• Exercise details: Locate each line in the records containing "that". Copy it.

• Supplied information:
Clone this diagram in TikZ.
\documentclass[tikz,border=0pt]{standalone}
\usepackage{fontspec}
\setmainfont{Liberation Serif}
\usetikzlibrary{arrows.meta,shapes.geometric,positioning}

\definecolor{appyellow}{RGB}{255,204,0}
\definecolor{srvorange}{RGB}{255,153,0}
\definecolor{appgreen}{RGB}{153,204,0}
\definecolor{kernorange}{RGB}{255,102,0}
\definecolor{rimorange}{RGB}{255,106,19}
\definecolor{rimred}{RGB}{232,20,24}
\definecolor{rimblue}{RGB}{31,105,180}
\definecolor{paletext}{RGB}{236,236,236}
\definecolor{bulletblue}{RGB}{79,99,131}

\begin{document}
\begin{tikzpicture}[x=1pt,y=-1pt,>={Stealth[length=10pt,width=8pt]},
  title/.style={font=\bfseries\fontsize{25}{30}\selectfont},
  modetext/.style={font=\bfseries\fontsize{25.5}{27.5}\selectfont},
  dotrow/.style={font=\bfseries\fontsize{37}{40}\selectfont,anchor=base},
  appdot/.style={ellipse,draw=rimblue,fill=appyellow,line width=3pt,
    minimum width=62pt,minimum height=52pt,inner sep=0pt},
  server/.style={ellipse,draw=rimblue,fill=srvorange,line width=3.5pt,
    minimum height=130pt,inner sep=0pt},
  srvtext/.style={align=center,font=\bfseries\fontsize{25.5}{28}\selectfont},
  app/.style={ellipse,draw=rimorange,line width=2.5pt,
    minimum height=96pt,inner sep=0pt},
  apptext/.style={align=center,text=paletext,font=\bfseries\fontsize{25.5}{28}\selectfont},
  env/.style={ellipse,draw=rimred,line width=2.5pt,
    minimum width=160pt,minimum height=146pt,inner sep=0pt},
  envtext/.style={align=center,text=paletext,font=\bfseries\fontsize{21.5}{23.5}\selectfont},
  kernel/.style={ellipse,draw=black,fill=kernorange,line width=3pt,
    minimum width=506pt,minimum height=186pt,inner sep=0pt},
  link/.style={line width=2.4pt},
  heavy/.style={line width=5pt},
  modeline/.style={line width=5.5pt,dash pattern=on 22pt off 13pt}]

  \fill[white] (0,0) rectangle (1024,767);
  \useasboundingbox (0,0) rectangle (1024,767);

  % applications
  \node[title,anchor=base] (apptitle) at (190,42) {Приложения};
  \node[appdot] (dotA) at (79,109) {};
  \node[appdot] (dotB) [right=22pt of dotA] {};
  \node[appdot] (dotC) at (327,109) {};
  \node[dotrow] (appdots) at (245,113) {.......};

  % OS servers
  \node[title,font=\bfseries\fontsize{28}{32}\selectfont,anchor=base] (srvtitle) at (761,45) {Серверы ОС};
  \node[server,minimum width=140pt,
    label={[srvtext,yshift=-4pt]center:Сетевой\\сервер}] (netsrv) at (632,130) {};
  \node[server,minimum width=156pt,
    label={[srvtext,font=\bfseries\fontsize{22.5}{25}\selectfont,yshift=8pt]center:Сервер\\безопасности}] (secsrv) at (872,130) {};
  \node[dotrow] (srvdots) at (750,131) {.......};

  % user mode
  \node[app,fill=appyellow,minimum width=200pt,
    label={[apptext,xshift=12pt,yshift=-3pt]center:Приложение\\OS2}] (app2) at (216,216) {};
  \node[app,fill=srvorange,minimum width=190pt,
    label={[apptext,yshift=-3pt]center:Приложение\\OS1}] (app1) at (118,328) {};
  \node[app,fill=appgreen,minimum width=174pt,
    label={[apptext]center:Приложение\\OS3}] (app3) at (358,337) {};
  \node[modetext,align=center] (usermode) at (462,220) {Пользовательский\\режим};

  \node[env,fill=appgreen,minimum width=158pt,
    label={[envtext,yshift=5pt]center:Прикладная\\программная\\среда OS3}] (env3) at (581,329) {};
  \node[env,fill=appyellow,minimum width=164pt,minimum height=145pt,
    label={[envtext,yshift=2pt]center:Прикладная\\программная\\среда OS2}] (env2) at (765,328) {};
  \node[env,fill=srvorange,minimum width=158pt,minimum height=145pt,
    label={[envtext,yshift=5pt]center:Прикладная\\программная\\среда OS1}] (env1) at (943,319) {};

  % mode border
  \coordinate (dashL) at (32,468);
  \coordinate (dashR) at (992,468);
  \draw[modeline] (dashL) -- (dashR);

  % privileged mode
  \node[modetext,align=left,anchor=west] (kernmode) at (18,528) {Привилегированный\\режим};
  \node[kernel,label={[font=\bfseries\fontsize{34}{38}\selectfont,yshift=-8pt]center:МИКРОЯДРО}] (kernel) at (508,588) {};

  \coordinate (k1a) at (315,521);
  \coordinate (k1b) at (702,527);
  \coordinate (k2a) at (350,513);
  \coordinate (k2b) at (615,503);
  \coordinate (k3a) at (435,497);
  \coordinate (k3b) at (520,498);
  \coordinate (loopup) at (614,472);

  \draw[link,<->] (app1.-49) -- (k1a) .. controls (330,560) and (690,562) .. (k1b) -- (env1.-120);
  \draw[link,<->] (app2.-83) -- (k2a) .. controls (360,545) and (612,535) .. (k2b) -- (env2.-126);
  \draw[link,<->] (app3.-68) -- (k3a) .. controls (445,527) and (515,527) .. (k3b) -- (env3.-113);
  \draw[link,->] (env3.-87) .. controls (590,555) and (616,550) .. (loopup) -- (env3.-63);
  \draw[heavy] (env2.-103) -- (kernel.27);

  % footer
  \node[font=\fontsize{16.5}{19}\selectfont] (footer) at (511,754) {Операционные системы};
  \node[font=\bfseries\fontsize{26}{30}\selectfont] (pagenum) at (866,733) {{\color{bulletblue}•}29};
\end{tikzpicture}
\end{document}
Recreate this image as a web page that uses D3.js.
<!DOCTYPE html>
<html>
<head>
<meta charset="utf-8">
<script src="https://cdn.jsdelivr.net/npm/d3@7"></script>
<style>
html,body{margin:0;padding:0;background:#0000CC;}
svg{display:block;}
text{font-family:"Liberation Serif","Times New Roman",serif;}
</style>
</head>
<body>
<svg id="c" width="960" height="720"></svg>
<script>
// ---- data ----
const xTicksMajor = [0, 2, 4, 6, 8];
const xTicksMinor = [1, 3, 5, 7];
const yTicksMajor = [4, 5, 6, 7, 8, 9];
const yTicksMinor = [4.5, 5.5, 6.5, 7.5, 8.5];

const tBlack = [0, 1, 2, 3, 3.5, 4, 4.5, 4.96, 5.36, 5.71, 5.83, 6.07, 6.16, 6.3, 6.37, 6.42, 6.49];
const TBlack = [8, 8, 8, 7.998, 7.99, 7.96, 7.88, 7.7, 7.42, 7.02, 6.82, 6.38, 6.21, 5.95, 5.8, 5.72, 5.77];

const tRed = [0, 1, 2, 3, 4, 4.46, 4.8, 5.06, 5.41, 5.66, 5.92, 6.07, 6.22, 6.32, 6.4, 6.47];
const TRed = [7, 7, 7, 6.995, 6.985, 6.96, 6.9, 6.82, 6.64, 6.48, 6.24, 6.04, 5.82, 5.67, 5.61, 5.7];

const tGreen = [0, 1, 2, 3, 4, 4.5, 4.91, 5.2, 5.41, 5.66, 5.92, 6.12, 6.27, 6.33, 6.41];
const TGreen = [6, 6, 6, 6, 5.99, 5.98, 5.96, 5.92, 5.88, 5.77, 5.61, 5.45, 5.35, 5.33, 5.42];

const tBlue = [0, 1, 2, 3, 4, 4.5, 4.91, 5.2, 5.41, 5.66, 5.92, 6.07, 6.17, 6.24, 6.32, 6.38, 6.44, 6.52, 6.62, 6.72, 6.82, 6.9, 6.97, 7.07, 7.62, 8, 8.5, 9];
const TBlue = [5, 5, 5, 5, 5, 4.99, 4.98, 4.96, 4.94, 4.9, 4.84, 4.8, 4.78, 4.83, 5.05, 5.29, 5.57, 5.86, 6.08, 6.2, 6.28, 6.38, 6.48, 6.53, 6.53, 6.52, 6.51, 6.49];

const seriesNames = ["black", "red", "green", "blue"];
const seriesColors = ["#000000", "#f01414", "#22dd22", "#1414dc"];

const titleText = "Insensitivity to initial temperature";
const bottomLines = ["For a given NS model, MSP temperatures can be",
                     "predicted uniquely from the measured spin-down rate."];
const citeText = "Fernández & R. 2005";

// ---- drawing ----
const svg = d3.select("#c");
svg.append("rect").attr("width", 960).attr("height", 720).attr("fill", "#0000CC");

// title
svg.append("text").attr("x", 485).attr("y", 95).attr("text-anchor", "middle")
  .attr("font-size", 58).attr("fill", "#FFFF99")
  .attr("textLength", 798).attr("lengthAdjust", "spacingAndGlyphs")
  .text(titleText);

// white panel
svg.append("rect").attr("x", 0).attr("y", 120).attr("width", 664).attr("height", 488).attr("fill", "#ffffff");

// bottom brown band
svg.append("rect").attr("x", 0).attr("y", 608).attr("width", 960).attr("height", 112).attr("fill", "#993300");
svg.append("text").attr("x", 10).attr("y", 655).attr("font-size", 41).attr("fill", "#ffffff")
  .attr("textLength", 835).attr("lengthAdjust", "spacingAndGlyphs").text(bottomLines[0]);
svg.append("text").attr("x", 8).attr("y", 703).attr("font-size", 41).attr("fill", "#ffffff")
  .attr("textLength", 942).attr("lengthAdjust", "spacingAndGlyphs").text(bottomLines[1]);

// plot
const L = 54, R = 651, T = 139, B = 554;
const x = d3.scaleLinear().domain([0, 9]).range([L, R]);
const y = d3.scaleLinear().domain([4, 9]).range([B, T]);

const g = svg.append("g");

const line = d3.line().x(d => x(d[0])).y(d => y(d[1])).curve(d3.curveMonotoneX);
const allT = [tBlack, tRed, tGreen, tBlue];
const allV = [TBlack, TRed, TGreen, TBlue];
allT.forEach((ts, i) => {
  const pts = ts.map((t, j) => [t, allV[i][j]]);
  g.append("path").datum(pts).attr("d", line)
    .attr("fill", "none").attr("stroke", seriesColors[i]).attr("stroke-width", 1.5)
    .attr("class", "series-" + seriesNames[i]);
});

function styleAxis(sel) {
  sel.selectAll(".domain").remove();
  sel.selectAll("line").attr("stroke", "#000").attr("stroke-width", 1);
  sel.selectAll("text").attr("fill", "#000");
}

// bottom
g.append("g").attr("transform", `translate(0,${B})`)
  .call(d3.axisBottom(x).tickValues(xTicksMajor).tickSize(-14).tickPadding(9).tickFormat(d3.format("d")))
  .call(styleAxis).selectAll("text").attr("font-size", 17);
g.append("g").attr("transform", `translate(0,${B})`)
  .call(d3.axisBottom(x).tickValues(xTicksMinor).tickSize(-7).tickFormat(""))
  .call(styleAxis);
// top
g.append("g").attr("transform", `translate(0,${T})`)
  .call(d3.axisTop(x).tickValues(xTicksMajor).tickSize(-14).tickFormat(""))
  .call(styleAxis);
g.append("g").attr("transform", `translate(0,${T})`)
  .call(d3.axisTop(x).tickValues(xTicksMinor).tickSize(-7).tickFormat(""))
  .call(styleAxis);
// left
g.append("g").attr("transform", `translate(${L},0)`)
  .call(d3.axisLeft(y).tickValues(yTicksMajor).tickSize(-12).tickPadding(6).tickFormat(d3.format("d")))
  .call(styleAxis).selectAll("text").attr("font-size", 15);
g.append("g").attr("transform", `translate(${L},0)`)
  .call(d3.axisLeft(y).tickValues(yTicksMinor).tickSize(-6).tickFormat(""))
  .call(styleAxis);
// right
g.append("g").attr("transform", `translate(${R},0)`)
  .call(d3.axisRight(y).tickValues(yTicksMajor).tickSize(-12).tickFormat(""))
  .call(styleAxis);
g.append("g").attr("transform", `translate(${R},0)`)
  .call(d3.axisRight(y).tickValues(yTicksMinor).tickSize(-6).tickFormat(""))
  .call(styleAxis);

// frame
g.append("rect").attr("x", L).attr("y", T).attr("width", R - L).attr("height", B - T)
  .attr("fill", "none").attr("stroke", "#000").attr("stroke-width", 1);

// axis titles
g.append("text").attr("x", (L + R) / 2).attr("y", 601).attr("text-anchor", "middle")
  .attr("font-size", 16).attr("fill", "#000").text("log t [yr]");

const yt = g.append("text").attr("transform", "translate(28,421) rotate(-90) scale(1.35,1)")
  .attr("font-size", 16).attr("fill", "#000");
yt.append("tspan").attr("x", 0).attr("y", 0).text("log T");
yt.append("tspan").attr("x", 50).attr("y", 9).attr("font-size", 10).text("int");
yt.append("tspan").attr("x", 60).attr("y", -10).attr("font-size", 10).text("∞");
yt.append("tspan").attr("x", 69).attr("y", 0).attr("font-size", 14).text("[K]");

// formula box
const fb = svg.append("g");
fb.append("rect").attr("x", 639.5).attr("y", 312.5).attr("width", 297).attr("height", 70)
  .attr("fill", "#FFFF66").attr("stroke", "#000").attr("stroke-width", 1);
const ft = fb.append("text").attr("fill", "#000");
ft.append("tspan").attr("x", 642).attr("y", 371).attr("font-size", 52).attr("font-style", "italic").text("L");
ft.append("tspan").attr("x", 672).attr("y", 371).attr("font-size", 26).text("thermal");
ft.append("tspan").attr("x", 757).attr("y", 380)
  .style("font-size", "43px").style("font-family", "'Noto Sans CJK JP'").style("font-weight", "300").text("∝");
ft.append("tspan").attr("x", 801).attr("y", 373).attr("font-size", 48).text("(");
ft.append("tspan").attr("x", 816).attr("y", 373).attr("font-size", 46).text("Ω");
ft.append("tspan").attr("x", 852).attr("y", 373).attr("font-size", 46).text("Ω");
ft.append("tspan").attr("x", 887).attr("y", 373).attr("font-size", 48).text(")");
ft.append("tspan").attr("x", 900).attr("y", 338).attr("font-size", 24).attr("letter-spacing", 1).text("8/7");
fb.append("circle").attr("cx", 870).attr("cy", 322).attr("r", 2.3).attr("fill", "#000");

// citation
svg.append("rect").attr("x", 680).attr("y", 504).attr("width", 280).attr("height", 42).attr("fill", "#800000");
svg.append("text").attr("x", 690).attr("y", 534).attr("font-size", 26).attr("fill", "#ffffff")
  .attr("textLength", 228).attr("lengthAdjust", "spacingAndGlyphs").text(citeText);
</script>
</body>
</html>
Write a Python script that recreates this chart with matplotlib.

• Worked answer:
Recreate this image as a web page that uses D3.js.
Write a Python script that recreates this chart with matplotlib.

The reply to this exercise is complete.